# Helena C (ex Malcolm Miller)



## Mjroots

What is the current status/name of this ship? Websearches show that she was for sale recently, but an editor has added a photo to the Wikipedia article http://en.wikipedia.org/wiki/Malcolm_Miller and states that the name of "Malcolm Miller" is clearly visible on her stern. Apparently moored at Falmouth minus masts.


----------



## sallin

*ex Malcolm Miller*

Yes, ex-Malcolm Miller is on a buoy in Falmouth Harbour.
Went past on the St. Mawes ferry yesterday and read her name on the stern.

Looked out of my window last week and thought I recognised the hull shape.
Sailed on her many times over the years.

Not sure what's happening with her now. The Eastern Yachts advert is now showing her as sold. 

Maybe she's here to go into Pendennis ship yard for some work?

Anyone know the story ?


----------



## Tall Ship Bloke

She caught fire last year when nearing completion.
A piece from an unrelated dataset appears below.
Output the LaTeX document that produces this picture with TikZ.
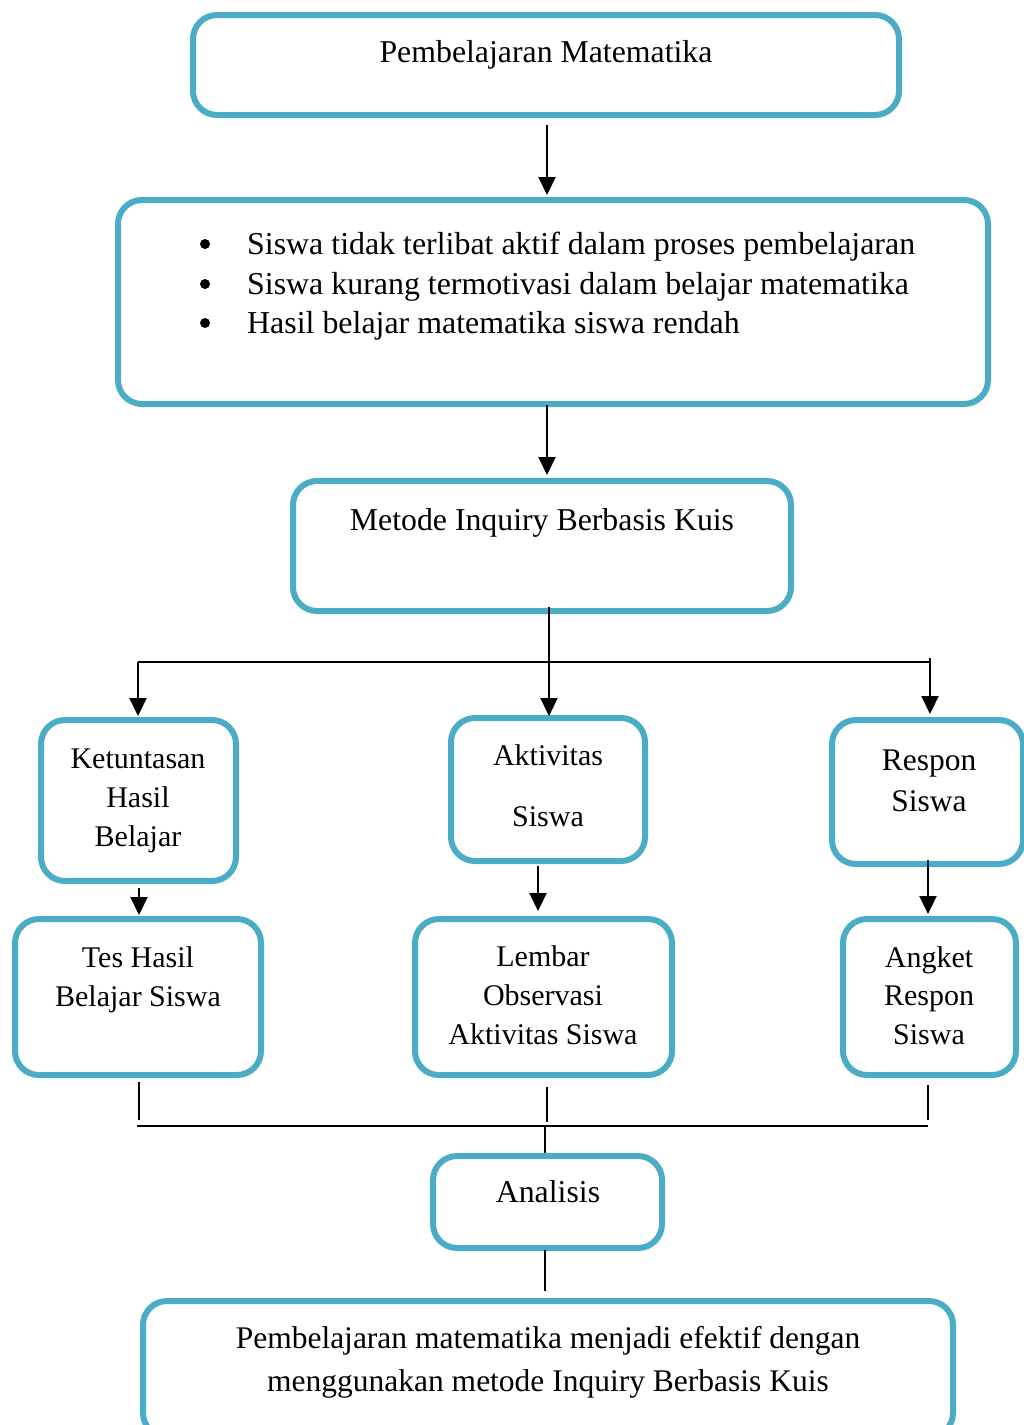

Short newspaper article here:


----------



## sallin

Thanks for this Tall Ship Bloke.

Completion as what ?
Any other info ?
She was sold out in 2001.

Still sitting in Falmouth harbour.


----------



## MARY B

Coming in late with apologies. Malcolm Miller berthed in Plymouth for one week/10 days late November 2014 in pristine condition under flag of Cyprus. Proceeded to sea for Limassol via Cartagena; last reported (12 Dec) south of Sicily heading east.


----------



## werner_ju

For recent photos of her go to:
http://www.shipspotting.com/gallery/photo.php?lid=2149142
http://www.shipspotting.com/gallery/photo.php?lid=2149141
Includes a link to detailed infos.

http://www.shipspotting.com/gallery/photo.php?lid=2149140

Under sail:
https://www.facebook.com/photo.php?fbid=10152371745831146&set=o.30680956784&type=3&theater

Regards,
Werner


----------